[Plotting code records]
** BEGIN **
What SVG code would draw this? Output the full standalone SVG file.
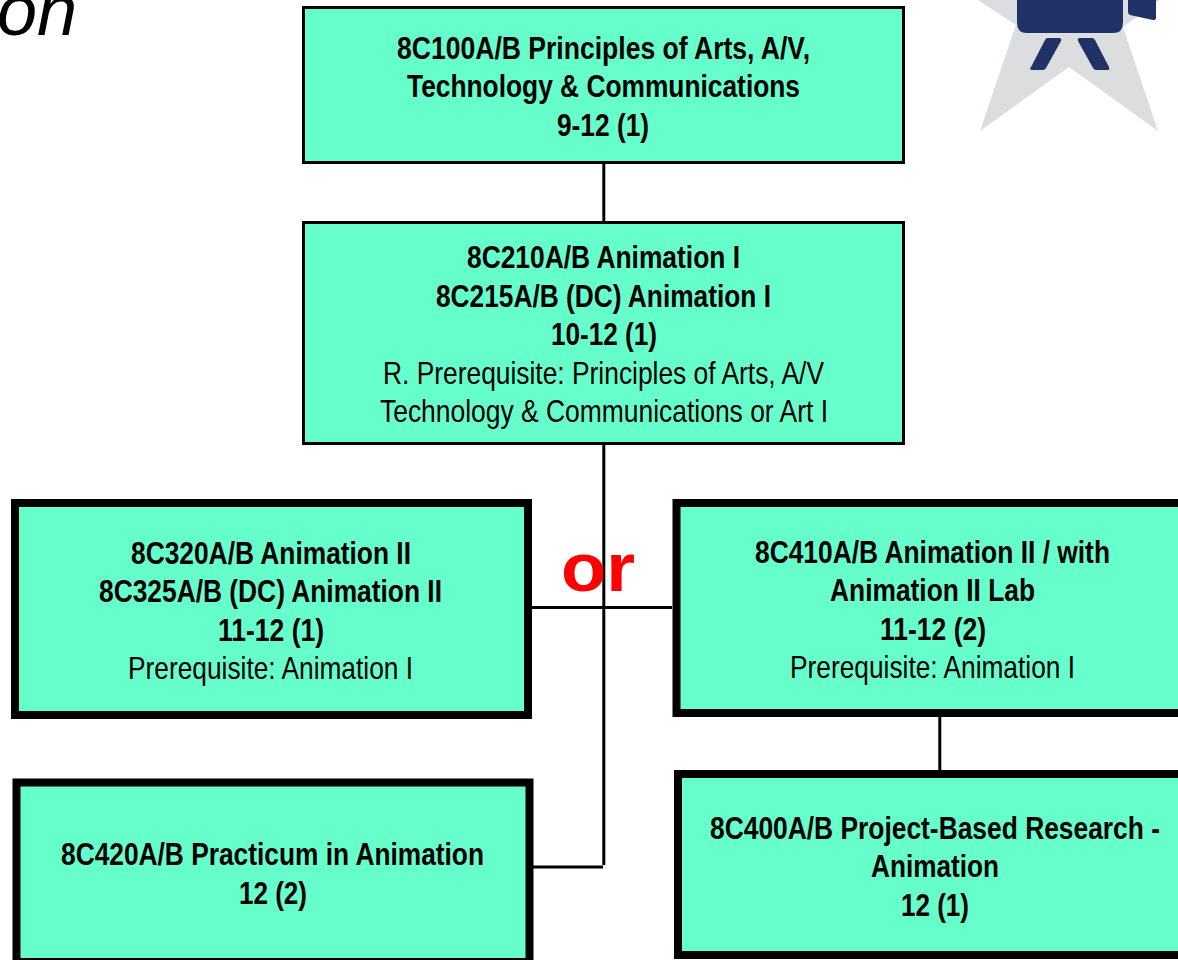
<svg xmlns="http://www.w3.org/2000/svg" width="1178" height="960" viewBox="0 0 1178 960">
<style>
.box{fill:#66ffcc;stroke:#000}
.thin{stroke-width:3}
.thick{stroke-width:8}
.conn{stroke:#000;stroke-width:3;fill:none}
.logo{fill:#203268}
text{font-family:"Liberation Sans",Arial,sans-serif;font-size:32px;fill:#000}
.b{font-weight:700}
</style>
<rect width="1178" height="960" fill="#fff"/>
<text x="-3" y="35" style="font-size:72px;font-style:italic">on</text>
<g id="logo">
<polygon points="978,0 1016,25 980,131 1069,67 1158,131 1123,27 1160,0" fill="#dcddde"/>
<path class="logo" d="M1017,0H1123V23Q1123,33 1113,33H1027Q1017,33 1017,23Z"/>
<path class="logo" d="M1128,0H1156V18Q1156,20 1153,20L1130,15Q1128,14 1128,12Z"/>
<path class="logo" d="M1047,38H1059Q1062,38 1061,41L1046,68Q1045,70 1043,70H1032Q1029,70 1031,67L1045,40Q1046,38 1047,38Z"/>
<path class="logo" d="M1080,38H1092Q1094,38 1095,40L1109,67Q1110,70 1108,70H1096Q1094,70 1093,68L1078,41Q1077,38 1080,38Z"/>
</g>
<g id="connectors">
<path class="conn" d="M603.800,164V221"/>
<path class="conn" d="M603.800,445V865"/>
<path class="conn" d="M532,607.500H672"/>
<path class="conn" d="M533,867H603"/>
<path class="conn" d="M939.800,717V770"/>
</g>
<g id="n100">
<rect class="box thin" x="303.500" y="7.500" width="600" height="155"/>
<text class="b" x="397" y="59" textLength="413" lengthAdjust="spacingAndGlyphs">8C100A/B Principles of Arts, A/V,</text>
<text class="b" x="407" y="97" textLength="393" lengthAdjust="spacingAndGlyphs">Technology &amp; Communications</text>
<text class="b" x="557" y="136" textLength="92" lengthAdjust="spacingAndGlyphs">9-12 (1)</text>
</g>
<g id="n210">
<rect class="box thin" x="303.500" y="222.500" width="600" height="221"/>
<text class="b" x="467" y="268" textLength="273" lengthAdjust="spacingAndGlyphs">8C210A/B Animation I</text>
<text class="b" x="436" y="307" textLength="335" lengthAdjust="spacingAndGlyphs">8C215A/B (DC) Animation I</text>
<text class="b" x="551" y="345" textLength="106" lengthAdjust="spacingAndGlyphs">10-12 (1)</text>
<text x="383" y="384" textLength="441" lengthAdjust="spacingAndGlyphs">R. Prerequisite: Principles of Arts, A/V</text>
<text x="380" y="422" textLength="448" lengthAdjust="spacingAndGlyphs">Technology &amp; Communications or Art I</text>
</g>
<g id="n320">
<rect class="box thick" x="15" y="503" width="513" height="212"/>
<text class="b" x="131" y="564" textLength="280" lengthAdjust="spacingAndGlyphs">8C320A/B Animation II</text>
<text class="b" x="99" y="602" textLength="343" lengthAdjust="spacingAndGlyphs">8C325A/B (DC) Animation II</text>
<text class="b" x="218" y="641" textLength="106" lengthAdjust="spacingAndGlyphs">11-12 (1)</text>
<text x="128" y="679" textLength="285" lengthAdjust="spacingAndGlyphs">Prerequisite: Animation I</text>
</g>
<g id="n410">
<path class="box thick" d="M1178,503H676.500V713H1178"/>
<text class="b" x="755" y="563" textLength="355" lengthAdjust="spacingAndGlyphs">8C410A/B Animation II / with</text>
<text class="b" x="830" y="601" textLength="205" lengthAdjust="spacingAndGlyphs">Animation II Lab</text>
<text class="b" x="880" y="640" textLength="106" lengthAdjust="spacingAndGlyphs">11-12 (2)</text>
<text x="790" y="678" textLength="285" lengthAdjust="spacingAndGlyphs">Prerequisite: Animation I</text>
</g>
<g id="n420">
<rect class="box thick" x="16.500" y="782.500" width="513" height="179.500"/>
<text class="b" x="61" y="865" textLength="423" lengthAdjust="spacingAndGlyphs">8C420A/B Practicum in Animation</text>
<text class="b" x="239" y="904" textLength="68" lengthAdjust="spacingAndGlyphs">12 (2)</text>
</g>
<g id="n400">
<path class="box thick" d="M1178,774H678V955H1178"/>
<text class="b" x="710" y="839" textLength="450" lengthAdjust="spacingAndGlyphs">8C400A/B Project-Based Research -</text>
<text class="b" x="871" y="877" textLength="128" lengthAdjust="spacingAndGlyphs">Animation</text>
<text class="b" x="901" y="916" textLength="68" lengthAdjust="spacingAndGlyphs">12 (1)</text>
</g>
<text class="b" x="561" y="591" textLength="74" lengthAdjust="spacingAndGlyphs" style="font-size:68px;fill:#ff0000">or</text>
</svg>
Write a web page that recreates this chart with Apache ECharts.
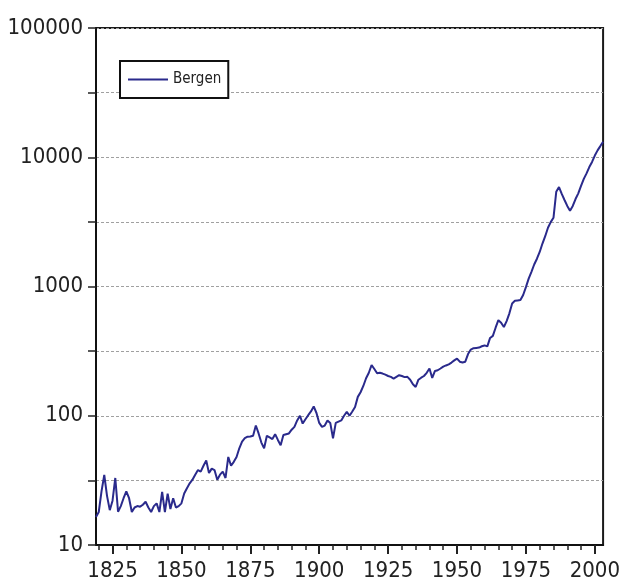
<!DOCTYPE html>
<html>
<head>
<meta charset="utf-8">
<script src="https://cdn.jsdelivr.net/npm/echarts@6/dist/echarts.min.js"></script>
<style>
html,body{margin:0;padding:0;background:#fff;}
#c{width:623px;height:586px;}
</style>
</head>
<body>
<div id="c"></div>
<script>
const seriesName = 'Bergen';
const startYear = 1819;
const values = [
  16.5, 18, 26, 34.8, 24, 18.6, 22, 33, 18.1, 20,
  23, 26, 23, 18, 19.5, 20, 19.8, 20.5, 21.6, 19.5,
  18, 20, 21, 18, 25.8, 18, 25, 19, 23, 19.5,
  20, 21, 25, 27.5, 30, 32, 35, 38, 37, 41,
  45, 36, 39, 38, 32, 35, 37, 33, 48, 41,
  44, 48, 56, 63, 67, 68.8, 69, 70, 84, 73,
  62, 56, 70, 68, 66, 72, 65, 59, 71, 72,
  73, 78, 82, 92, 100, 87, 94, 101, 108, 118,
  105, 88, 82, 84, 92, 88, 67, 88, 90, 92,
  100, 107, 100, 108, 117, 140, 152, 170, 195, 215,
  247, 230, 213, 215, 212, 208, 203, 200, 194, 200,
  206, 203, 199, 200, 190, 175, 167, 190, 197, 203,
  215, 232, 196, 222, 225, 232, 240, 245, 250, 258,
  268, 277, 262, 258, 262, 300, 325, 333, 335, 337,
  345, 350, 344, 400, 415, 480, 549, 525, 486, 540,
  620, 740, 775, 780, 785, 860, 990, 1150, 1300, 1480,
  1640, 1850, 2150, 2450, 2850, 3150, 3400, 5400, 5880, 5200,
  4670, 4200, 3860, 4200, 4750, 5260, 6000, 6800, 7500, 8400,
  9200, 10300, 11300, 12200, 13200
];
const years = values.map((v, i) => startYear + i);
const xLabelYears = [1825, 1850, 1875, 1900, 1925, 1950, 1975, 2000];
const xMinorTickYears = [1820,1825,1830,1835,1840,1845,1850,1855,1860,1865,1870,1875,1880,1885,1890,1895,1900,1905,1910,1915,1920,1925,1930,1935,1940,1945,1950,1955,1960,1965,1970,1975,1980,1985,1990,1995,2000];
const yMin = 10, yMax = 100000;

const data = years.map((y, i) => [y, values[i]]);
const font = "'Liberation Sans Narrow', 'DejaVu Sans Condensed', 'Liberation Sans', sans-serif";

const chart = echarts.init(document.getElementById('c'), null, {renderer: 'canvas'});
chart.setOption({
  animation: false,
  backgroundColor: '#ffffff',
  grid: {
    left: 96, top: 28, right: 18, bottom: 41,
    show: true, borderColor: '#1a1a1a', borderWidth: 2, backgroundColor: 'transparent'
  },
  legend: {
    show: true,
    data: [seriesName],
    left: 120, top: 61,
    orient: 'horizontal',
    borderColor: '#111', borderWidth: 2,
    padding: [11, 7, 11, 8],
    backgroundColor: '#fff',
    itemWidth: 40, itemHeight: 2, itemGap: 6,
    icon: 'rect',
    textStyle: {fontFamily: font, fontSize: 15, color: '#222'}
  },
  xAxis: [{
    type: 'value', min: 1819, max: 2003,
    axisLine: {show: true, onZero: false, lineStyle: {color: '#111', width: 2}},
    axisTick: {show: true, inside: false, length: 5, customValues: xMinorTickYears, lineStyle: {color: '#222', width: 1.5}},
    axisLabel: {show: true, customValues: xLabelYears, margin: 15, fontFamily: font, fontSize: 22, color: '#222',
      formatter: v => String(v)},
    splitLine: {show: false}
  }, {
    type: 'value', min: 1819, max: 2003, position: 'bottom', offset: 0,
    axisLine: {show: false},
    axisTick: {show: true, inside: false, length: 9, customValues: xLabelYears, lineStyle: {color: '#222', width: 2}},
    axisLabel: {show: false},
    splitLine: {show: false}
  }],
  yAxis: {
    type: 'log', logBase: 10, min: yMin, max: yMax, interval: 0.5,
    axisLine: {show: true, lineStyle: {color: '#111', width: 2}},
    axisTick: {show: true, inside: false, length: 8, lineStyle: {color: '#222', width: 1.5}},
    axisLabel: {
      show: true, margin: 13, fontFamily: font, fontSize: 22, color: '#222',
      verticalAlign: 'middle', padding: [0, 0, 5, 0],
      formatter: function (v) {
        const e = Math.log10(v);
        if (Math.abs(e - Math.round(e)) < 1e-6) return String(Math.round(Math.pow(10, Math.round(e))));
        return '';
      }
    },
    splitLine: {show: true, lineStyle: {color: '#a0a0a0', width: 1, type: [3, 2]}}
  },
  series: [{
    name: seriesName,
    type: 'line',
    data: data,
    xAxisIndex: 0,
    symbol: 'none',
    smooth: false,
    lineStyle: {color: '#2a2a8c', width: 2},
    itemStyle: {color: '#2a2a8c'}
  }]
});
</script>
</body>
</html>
** END **
#### [Problem statement]
Extract all lines from the data in which "this" is found.

#### [Reply to the exercise]
What SVG code would draw this? Output the full standalone SVG file.
Write a web page that recreates this chart with Apache ECharts.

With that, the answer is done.